Economic uncertainty due to the ongoing COVID-19 pandemic continues. However, mortgage rate levels, continuation of work-from-home practices by many in the economy, and demographics in the U.S. have created a favorable demand environment for new residential construction, which we expect to continue in 2022. As of February 2022, the Blue Chip Economic Indicators consensus forecast for 2022 single- and multi-family housing starts in the U.S. was 1.60 million units, compared with actual housing starts of 1.60 million in 2021 and 1.38 million in 2020, as reported by the U.S. Census Bureau. In addition, limited new and existing home inventory availability and the age of the U.S. housing stock will continue to provide a favorable backdrop for residential construction and repair-and-remodel spending. Although we believe that current U.S. demographics support the higher level of forecasted housing starts, and many national home builders are reporting strong near-term backlogs, labor shortages and supply induced constraints on residential construction activity may continue to extend build times and limit activity.

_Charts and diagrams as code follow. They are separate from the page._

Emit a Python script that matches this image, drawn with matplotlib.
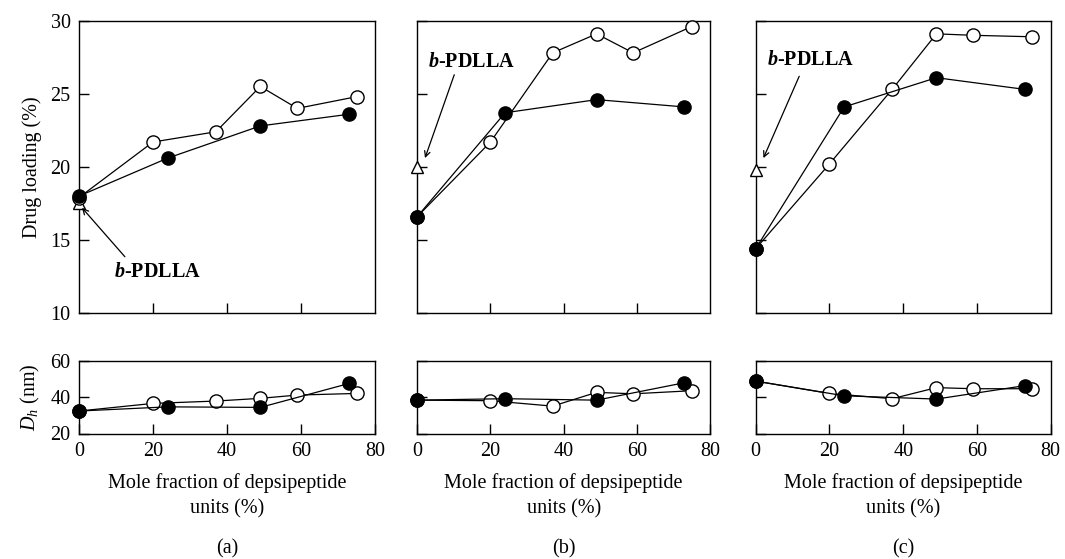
import matplotlib
matplotlib.use('Agg')
import matplotlib.pyplot as plt

plt.rcParams['font.family'] = ['Liberation Serif', 'DejaVu Serif']
plt.rcParams['mathtext.fontset'] = 'custom'
plt.rcParams['mathtext.rm'] = 'Liberation Serif'
plt.rcParams['mathtext.it'] = 'Liberation Serif:italic'
plt.rcParams['mathtext.bf'] = 'Liberation Serif:bold'
plt.rcParams['mathtext.bfit'] = 'Liberation Serif:italic:bold'

# mole fraction of depsipeptide units (%)
x_open = [0, 20, 37, 49, 59, 75]
x_filled = [0, 24, 49, 73]

# drug loading (%)
load_open = {'a': [17.9, 21.7, 22.4, 25.5, 24.0, 24.8],
             'b': [16.6, 21.7, 27.8, 29.1, 27.8, 29.6],
             'c': [14.4, 20.2, 25.3, 29.1, 29.0, 28.9]}
load_filled = {'a': [18.0, 20.6, 22.8, 23.6],
               'b': [16.6, 23.7, 24.6, 24.1],
               'c': [14.4, 24.1, 26.1, 25.3]}
load_pdlla = {'a': 17.5, 'b': 20.0, 'c': 19.8}

# hydrodynamic diameter D_h (nm)
dh_open = {'a': [32.4, 36.6, 37.9, 39.4, 41.2, 42.1],
           'b': [38.4, 38.1, 35.1, 42.7, 41.9, 43.6],
           'c': [48.9, 42.1, 39.2, 45.3, 44.7, 44.7]}
dh_filled = {'a': [32.4, 34.7, 34.4, 47.6],
             'b': [38.4, 39.2, 38.4, 48.0],
             'c': [48.9, 40.8, 39.0, 46.4]}

panels = ['a', 'b', 'c']
# annotation for b-PDLLA: (text xy, arrow tail xy, arrow head xy)
annot = {'a': ((21.2, 12.8), (12.4, 13.85), (0.8, 17.2)),
         'b': ((14.8, 27.2), (10.1, 26.3), (2.1, 20.6)),
         'c': ((14.9, 27.3), (11.8, 26.2), (2.1, 20.6))}

W, H = 1065, 559
fig = plt.figure(figsize=(W / 100, H / 100), dpi=100)

lefts = [79, 417.3, 755.7]
rights = [375, 710, 1050.7]
top_y = (20.7, 313)
bot_y = (361, 433.5)
FS = 14.5

def box(l, r, t, b):
    return [l / W, 1 - b / H, (r - l) / W, (b - t) / H]

def style(ax):
    for s in ax.spines.values():
        s.set_linewidth(1.0)
    ax.tick_params(direction='in', length=7, width=1.0, labelsize=FS, pad=6,
                   top=False, right=False)

mk = dict(markersize=9.5, markeredgewidth=1.0, color='black', linewidth=0.9)

for i, p in enumerate(panels):
    ax = fig.add_axes(box(lefts[i], rights[i], *top_y))
    style(ax)
    ax.plot(0, load_pdlla[p], marker='^', markerfacecolor='white', markeredgecolor='black',
            markersize=9, markeredgewidth=1.0, linestyle='none', clip_on=False, zorder=3)
    ax.plot(x_open, load_open[p], marker='o', markerfacecolor='white', clip_on=False, zorder=4, **mk)
    ax.plot(x_filled, load_filled[p], marker='o', markerfacecolor='black', clip_on=False, zorder=5, **mk)
    ax.set_xlim(0, 80)
    ax.set_ylim(10, 30)
    ax.set_xticks([20, 40, 60])
    ax.set_yticks([10, 15, 20, 25, 30])
    ax.tick_params(labelbottom=False)
    if i == 0:
        ax.set_ylabel('Drug loading (%)', fontsize=FS, labelpad=6)
    else:
        ax.tick_params(labelleft=False)
    txy, tail, head = annot[p]
    ax.annotate('', xy=head, xytext=tail,
                arrowprops=dict(arrowstyle='->', color='black', lw=0.9, shrinkA=0, shrinkB=0))
    ax.text(txy[0], txy[1], r'$\mathbfit{b}$-PDLLA', fontsize=FS, fontweight='bold',
            ha='center', va='center')

    bx = fig.add_axes(box(lefts[i], rights[i], *bot_y))
    style(bx)
    bx.plot(x_open, dh_open[p], marker='o', markerfacecolor='white', clip_on=False, zorder=4, **mk)
    bx.plot(x_filled, dh_filled[p], marker='o', markerfacecolor='black', clip_on=False, zorder=5, **mk)
    bx.set_xlim(0, 80)
    bx.set_ylim(20, 60)
    bx.set_xticks([0, 20, 40, 60, 80])
    bx.set_yticks([20, 40, 60])
    if i == 0:
        bx.set_ylabel(r'$D_h$ (nm)', fontsize=FS, labelpad=6)
    else:
        bx.tick_params(labelleft=False)
    bx.set_xlabel('Mole fraction of depsipeptide\nunits (%)', fontsize=FS, labelpad=9,
                  linespacing=1.45)
    cx = (lefts[i] + rights[i]) / 2 / W
    fig.text(cx, 1 - 549 / H, f'({p})', fontsize=FS, ha='center', va='center')

fig.savefig('out.png', dpi=100)
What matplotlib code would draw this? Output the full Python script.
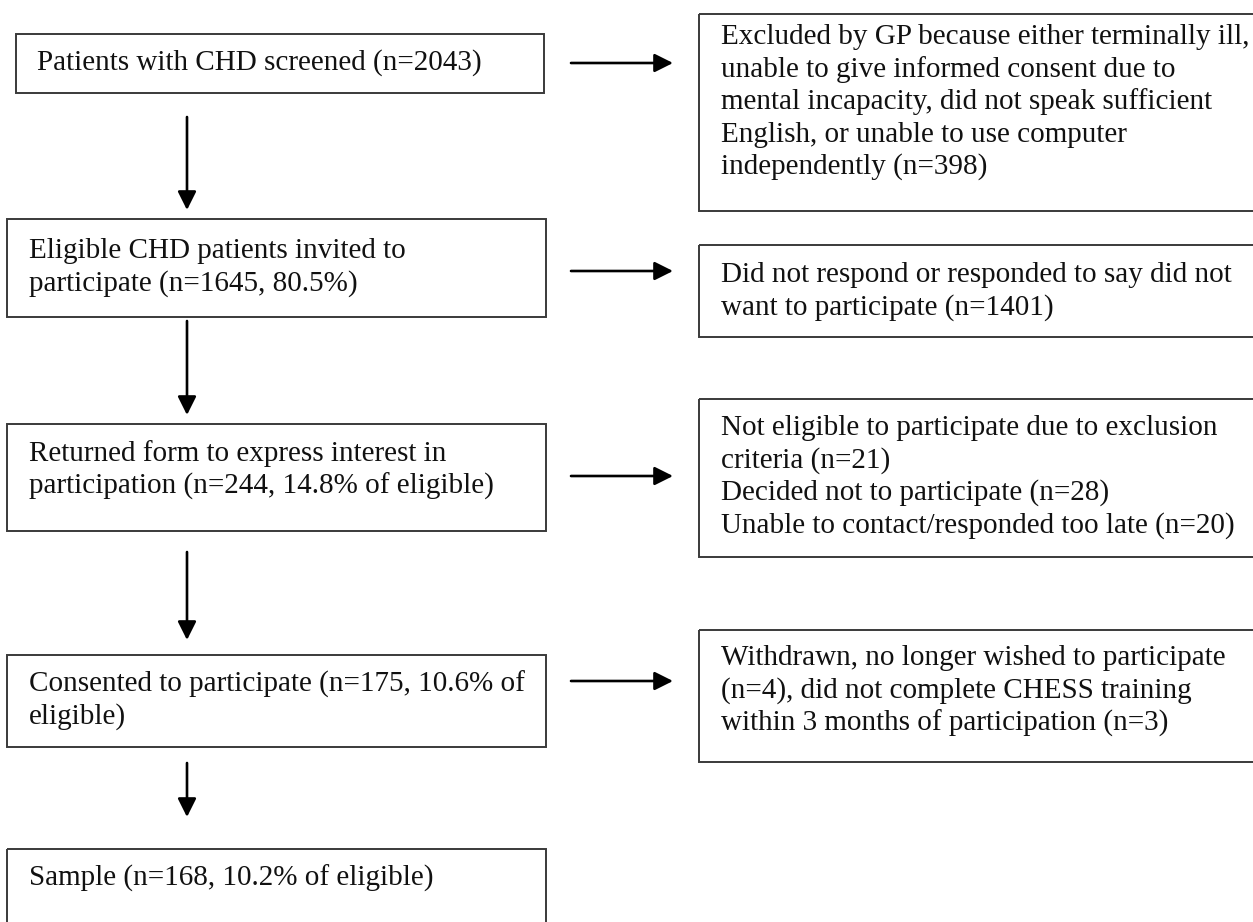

In addition, the pace of residential construction and repair-and-modeling activity may be affected by the economic impact of the cost of building materials and construction, housing affordability, mortgage interest rates, wage growth, prospective home buyers' access to financing, consumer confidence, as well as other factors.

As a manufacturer of certain commodity products, we have sales and profitability exposure to declines in commodity product prices and rising input costs. Our distribution business purchases and sells a broad mix of commodity products with periods of increasing prices providing the opportunity for higher sales and increased margins, while declining price environments expose us to declines in sales and profitability. Our 2021 results were favorably impacted by historically high commodity wood products pricing, as well as rising prices for EWP and general line products. Composite lumber and panel prices were very volatile throughout 2021 with rapidly rising prices in second quarter, sharp price declines in third quarter, and prices steadily increasing again during fourth quarter. As we enter 2022, commodity wood products pricing continues to be above historical averages as strong demand and capacity constraints continue to create supply/demand imbalances in the marketplace. We expect future commodity product pricing and commodity input costs to be volatile in response to capacity restoration and industry operating rates, the impact of the ongoing COVID-19 pandemic on residential construction, net import and export activity, transportation constraints or disruptions, inventory levels in various distribution channels, and seasonal demand patterns. EWP and general line products have historically experienced limited price volatility, and we expect the firm pricing environment to continue in 2022.